Que el régimen comunista, genocida e inhumano que tiene sojuzgada a la mitad septentrional de la península coreana es un peligro a escala planetaria no es un secreto para nadie. Desde la fundación de la república popular tras la guerra mundial, el gobierno de Pyonyang, monopolizado en una familia, ha tenido un único objetivo: invadir el sur y convertirse en una pequeña pero guerrera potencia asiática.
Aunque la propaganda de izquierdas, que es del mismo calibre que su insignificancia intelectual, insista en que los Estados Unidos desembarcaron en Pusán en 1950 para masacrar a los inofensivos norcoreanos, la realidad es que la invasión provino del norte y su objetivo era liquidar a la diminuta y todavía mísera Corea del Sur. Por fortuna para los 50 millones de ciudadanos de la república sureña las apetencias de sus vecinos se vieron frustradas por la determinación de la Casa Blanca, que, esta vez sí, no permitió que los soviéticos agrandasen aun más su imperio de gulags y podredumbre.
Desde entonces el gobierno de Corea del Norte ha vivido única y exclusivamente para dos menesteres; uno, esclavizar a su gente y matarla a hambre, y dos, reiniciar las hostilidades con Seúl para unificar las dos Coreas bajo la hoz y el martillo. La primera doy fe que la ha conseguido. La segunda no, aunque no ceja en su empeño a través de perpetuar un conflicto que sigue vivo –nunca se firmó un tratado de paz en la guerra de Corea– y al que el régimen de Kim Jong Il jamás ha renunciado.
Hace unos días la revista británica Jane’s reveló que Pyonyang estaba desarrollando unos misiles balísticos con un alcance de hasta 4.000 kilómetros, es decir, con capacidad de llegar hasta los Estados Unidos. Si un régimen tan amoral como ajeno a las consecuencias de sus actos llega a disponer de semejante arma lo lógico es pensar que va a utilizarla. Los efectos de un ataque nuclear sobre los Estados Unidos pueden ser letales, tanto en víctimas como en su previsible impacto sobre la economía mundial. La hipótesis puede parecer irrisoria pero más aún lo era la del 11-S y sin embargó sucedió.

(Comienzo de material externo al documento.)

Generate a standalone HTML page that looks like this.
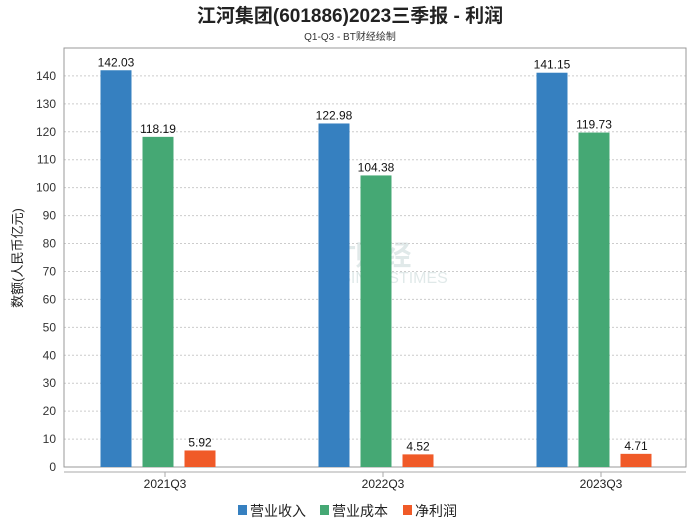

No es extraño que se haya llegado a este extremo. Desde Washington, desde Bruselas o desde Tokio, principales garantes de la independencia de Corea del Sur, no se ha tomado en serio desde hace mucho tiempo la amenaza encarnada en Kim Jong Il, cuyo delirio y ansias de grandeza parecen propias de los tiempos de Stalin o Mao Tse Tung. Las tres potencias occidentales se han deshecho en ayudas a fondo perdido al tirano y han subvencionado numerosos programas de alimentos cuyos beneficiarios probablemente no fuesen las masas famélicas de las colectivizaciones.
El misterioso accidente ferroviario del pasado mes de abril fue la última llamada de atención sobre los turbios asuntos en los que anda metido el gobierno de Pyongyang. En el convoy viajaban sirios custodiando material desconocido junto a una carga reconocida de nitrato de amonio. Un año antes Kim Jong Il aseguró que permitir inspecciones de la ONU a sus centros nucleares provocaría una guerra. Y hace poco más de un mes se negó a desmantelar su programa nuclear en la ronda de negociaciones que se está llevando a cabo en Pekín.
Las cancillerías occidentales se están auto engañando con el caso de Corea del Norte que, a primera vista, es bastante más peliagudo que el de Irak. En 1994 se retiraron del Tratado de No Proliferación y expulsó a los inspectores. En 2002 Pyongyang reconoció oficialmente que había reactivado el programa atómico y todo hace pensar que éste se encuentre en avanzado estado de gestación. Tiempo han tenido, y tranquilidad también, con los Estados Unidos enredados en las campañas de Afganistán e Irak.
Presumir que, hoy por hoy, el terrorismo islámico es el único enemigo de occidente es un craso error que podría llegar a pagarse carísimo. Aunque parezca mentira, un déspota coreano hijo de su padre y de los peores tiempos del socialismo real está tomando el pelo a conciencia a la nación más poderosa del mundo. Lo peor es que, como nos enseña la Historia, a la tomadura de pelo le sucede siempre el desastre. Y ese desastre aún se puede evitar.